Q: Can surveillance footage be faked or edited?
A: While editing is possible, forensic analysis can usually detect alterations. Digital video contains metadata (timestamps, file information) that reveals tampering. Courts require chain of custody documentation showing footage hasn’t been altered from original. Sophisticated faking requires expert skills and is rarely attempted in criminal cases.
Q: Why don’t all businesses have surveillance cameras?
A: Cost is the primary barrier—professional systems with adequate storage and resolution can be expensive. Small businesses may not afford them. Additionally, some businesses worry about employee privacy or customer reactions. However, decreasing costs and insurance incentives are increasing adoption rates.
Q: What happens to surveillance footage after a case is closed?
A: Evidence in closed cases is typically retained according to legal requirements—murder cases often require indefinite retention in case of appeals or post-conviction reviews. Non-evidentiary footage is usually deleted according to standard retention policies.
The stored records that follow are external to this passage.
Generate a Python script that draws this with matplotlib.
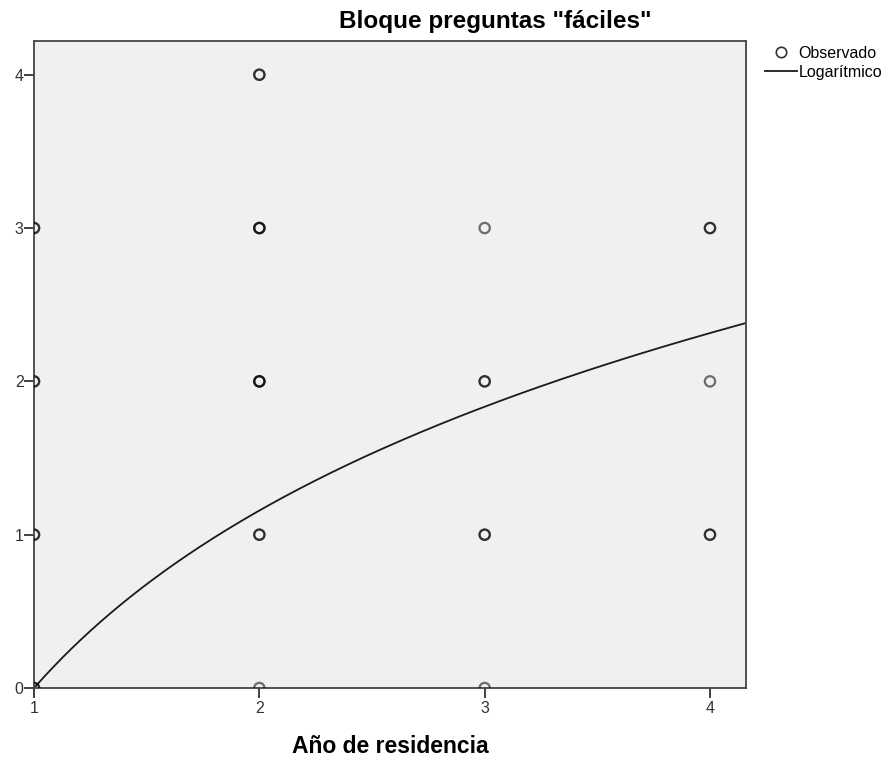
import matplotlib
matplotlib.use("Agg")
import matplotlib.pyplot as plt
from matplotlib.lines import Line2D
import numpy as np

plt.rcParams['font.family'] = ['Liberation Sans', 'DejaVu Sans']

# Observaciones (año de residencia, aciertos); las repetidas se superponen
obs_x = [1, 1, 1, 1, 1, 1, 1, 1,
         2, 2, 2, 2, 2, 2, 2, 2, 2, 2, 2,
         3, 3, 3, 3, 3, 3,
         4, 4, 4, 4, 4]
obs_y = [0, 0, 1, 1, 2, 2, 3, 3,
         0, 1, 1, 2, 2, 2, 3, 3, 3, 4, 4,
         0, 1, 1, 2, 2, 3,
         1, 1, 2, 3, 3]

# Ajuste logarítmico y = b0 + b1 * ln(x)
b0 = 0.0
b1 = 1.67

x_ticks = [1, 2, 3, 4]
y_ticks = [0, 1, 2, 3, 4]

fig = plt.figure(figsize=(8.91, 7.62), dpi=100)
ax = fig.add_axes([0.0382, 0.0971, 0.7991, 0.8491])
ax.set_facecolor('#f0f0f0')

ax.scatter(obs_x, obs_y, s=55, facecolors='none', edgecolors='black',
           linewidths=1.6, alpha=0.55, zorder=3, label='Observado')

xf = np.linspace(1, 4.16, 300)
ax.plot(xf, b0 + b1 * np.log(xf), color='#1a1a1a', linewidth=1.3,
        zorder=2, label='Logarítmico')

ax.set_xlim(1, 4.16)
ax.set_ylim(0, 4.22)
ax.set_xticks(x_ticks)
ax.set_yticks(y_ticks)
ax.tick_params(direction='out', length=7, width=1.3, color='#333333',
               labelsize=11.5, labelcolor='#333333')
ax.tick_params(axis='x', pad=2)
ax.tick_params(axis='y', pad=0.5)
for sp in ax.spines.values():
    sp.set_color('#444444')
    sp.set_linewidth(1.3)

fig.text(0.556, 0.972, 'Bloque preguntas "fáciles"', ha='center', va='center',
         fontsize=17.5, fontweight='bold')
fig.text(0.438, 0.0197, 'Año de residencia', ha='center', va='center',
         fontsize=16.5, fontweight='bold')

h_obs = Line2D([], [], linestyle='none', marker='o', markersize=7.5,
               markerfacecolor='none', markeredgecolor='#333333', markeredgewidth=1.2)
h_log = Line2D([], [], color='#1a1a1a', linewidth=1.3)
fig.legend([h_obs, h_log], ['Observado', 'Logarítmico'], loc='upper left',
           bbox_to_anchor=(0.8586, 0.940), frameon=False, fontsize=11.5,
           handlelength=2.0, handletextpad=0.1, borderpad=0, borderaxespad=0,
           labelspacing=0.25)

fig.savefig('out.png', dpi=100, facecolor='white')
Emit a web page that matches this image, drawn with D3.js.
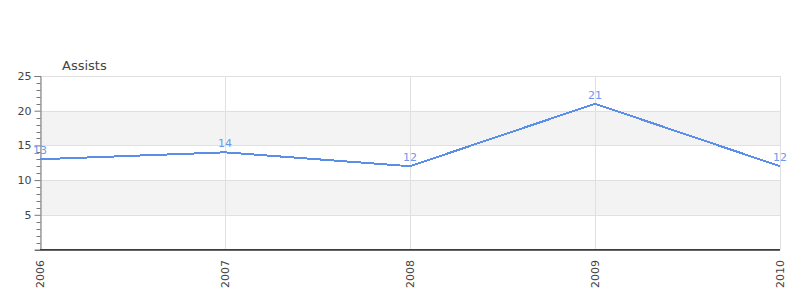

Privacy laws limit how long non-investigative footage can be stored.
Q: Can criminals avoid all surveillance?
A: In modern urban environments, completely avoiding surveillance is nearly impossible. Criminals might avoid obvious cameras, but dashcams, doorbell cameras, cell phones, and unexpected sources often capture them anyway. Even rural areas increasingly have trail cameras, farm security, and passing dashcam footage that can identify suspects.
Q: How accurate is facial recognition from surveillance footage?
A: Accuracy depends on image quality, lighting, angle, and database size. Modern systems achieve high accuracy with good-quality footage but struggle with poor lighting, low resolution, or partial faces. False positives remain concerning, especially for minority populations where algorithms show higher error rates. Facial recognition should support investigations, not serve as sole evidence.